I recently read Alaa Al Aswany’s The Yacoubian Building for this month’s group read over at Slaves of Golconda; indeed, I finished it weeks ago, but have been too busy with my house renovations to write a post; today, for example, I spent several hours scraping 18 layers of wallpaper off brick.
Well, that’s what I’ve been telling myself; the fact is, I can’t think of almost anything to say about this novel. It was alright; it mildly irked me and mildly moved me but mostly failed to register an impression at all.
Like Rohan, I found myself, to my surprise, quite touched by the fragile tenderness Busayna and Zaki ultimately create in spite of the hardness of everyone around them. Their unlikely affair made the rest of the book, which generally seemed flatly allegorical to me, something more complicated and more interesting than a thinly veiled commentary on Egypt’s particular political situation in 1990. If that’s what it is; I’m afraid I don’t know enough about Egypt to be certain if my hunch about this novel is correct; I do know that I think as a novel about individual human characters, it’s mostly unconvincing except, like I said, with regard to Busayna and Zaki–but only when they’re together. Their narrative paths, prior to their convergence, didn’t interest me much.

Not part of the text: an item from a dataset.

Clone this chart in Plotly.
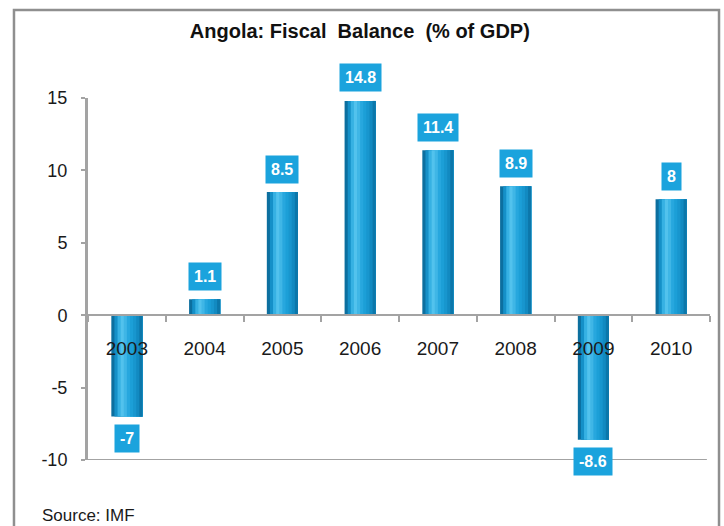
import plotly.graph_objects as go

# Angola fiscal balance, % of GDP (IMF)
years = ["2003", "2004", "2005", "2006", "2007", "2008", "2009", "2010"]
balance = [-7, 1.1, 8.5, 14.8, 11.4, 8.9, -8.6, 8]
value_labels = ["-7", "1.1", "8.5", "14.8", "11.4", "8.9", "-8.6", "8"]
y_ticks = [-10, -5, 0, 5, 10, 15]
y_tick_text = ["-10", "-5", "0", "5", "10", "15"]

# strip colours across each bar, left to right, for a cylinder-like shading
strip_colors = ["#0c6f9f", "#1590c8", "#36b1e3", "#52c2ed", "#3fb6e6",
                "#27a7de", "#1c9fd7", "#1896ce", "#128ac1", "#0c77aa"]

NARROW = "Liberation Sans Narrow, Arial Narrow, Liberation Sans, Arial, sans-serif"
SANS = "Liberation Sans, Arial, sans-serif"
LABEL_BLUE = "#1ba3dd"
AXIS_GREY = "#a3a3a3"

bar_width = 0.40
n = len(strip_colors)
w = bar_width / n

fig = go.Figure()
# each strip runs from its own left edge to the bar's right edge; the next
# strip is painted over it, so no seams appear between strips
for i, c in enumerate(strip_colors):
    fig.add_trace(go.Bar(
        x=years, y=balance,
        width=bar_width - i * w, offset=-bar_width / 2 + i * w,
        marker=dict(color=c, line=dict(width=0)),
        hoverinfo="skip" if i else "x+y",
        showlegend=False,
    ))

# value boxes above positive bars, below negative ones
# (annotation x on a category axis is the category's serial index)
for idx, (v, txt) in enumerate(zip(balance, value_labels)):
    fig.add_annotation(
        x=idx, y=v, text=f"<b>{txt}</b>", showarrow=False,
        yshift=23 if v > 0 else -22,
        font=dict(family=NARROW, size=16, color="white"),
        bgcolor=LABEL_BLUE, borderpad=5,
    )

fig.add_annotation(
    text="Source: IMF", xref="paper", yref="paper",
    x=-0.077, y=-0.152, xanchor="left", yanchor="middle", showarrow=False,
    font=dict(family=NARROW, size=17, color="#1a1a1a"),
)

# plot-area bottom rule at -10
fig.add_shape(type="line", xref="paper", yref="y", x0=-0.005, x1=0.995,
              y0=-10, y1=-10, line=dict(color=AXIS_GREY, width=2))
# outer frame
fig.add_shape(type="rect", xref="paper", yref="paper",
              x0=-0.119, x1=1.0145, y0=-0.25, y1=1.243,
              line=dict(color="#8f8f8f", width=2.5), layer="below")

fig.update_layout(
    width=724, height=526,
    margin=dict(l=88, r=14, t=98, b=66),
    paper_bgcolor="white", plot_bgcolor="white",
    barmode="overlay",
    title=dict(text="<b>Angola: Fiscal  Balance  (% of GDP)</b>",
               xref="container", yref="container",
               x=0.497, y=1 - 31 / 526, xanchor="center", yanchor="middle",
               font=dict(family=NARROW, size=20, color="#111111")),
    xaxis=dict(
        type="category", range=[-0.5, len(years) - 0.5],
        anchor="free", position=0.4,
        showline=True, linecolor=AXIS_GREY, linewidth=2,
        ticks="outside", tickson="boundaries", ticklen=6, tickwidth=2,
        tickcolor=AXIS_GREY, ticklabelstandoff=16, tickangle=0,
        tickfont=dict(family=SANS, size=19, color="#1a1a1a"),
        showgrid=False, zeroline=False,
    ),
    yaxis=dict(
        range=[-10, 15], tickvals=y_ticks, ticktext=y_tick_text,
        showline=True, linecolor=AXIS_GREY, linewidth=3,
        ticks="outside", ticklen=4, tickwidth=2, tickcolor=AXIS_GREY,
        ticklabelstandoff=10,
        tickfont=dict(family=SANS, size=18, color="#1a1a1a"),
        showgrid=False, zeroline=False,
    ),
)

fig.write_html("out.html")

Like Stefanie, I found Al Aswany’s (or his narrator’s) lectures on what makes women happy, and weird notions about how homosexuality happens, to be alternately unpalatable and shockingly dull. Al Aswany abandons such outdated philosophizing about what makes the ladies and the gays tick about halfway through the novel, and it becomes increasingly readable; but this shift also makes the novel quite inconsistent overall. And while I don’t know how much quality was either lost or gained by the work of the translator, I’m pretty sure that the inconsistencies in focus–humans generally vs. carefully thought out characters–are the author’s responsibility entirely.
More damning than either flat characters or an irritatingly unstable tone, however, is that I’ve already forgotten much of The Yacoubian Building. It’s not sticking with me; it’s made no particular impression on my brain save for Busayna and Zaki. I’m fairly sure that in five years time the only way I’ll be able to say with any certainty that I ever even read this novel is by checking back here. And that’s a damned shame.
It is a rather forgettable book, I agree. Someone commented on my post that he had read it a few years ago and remembered almost nothing about it. It was a bestseller in Egypt, maybe it feels more relevant there, but doesn’t quite have enough going for it to translate beyond the local.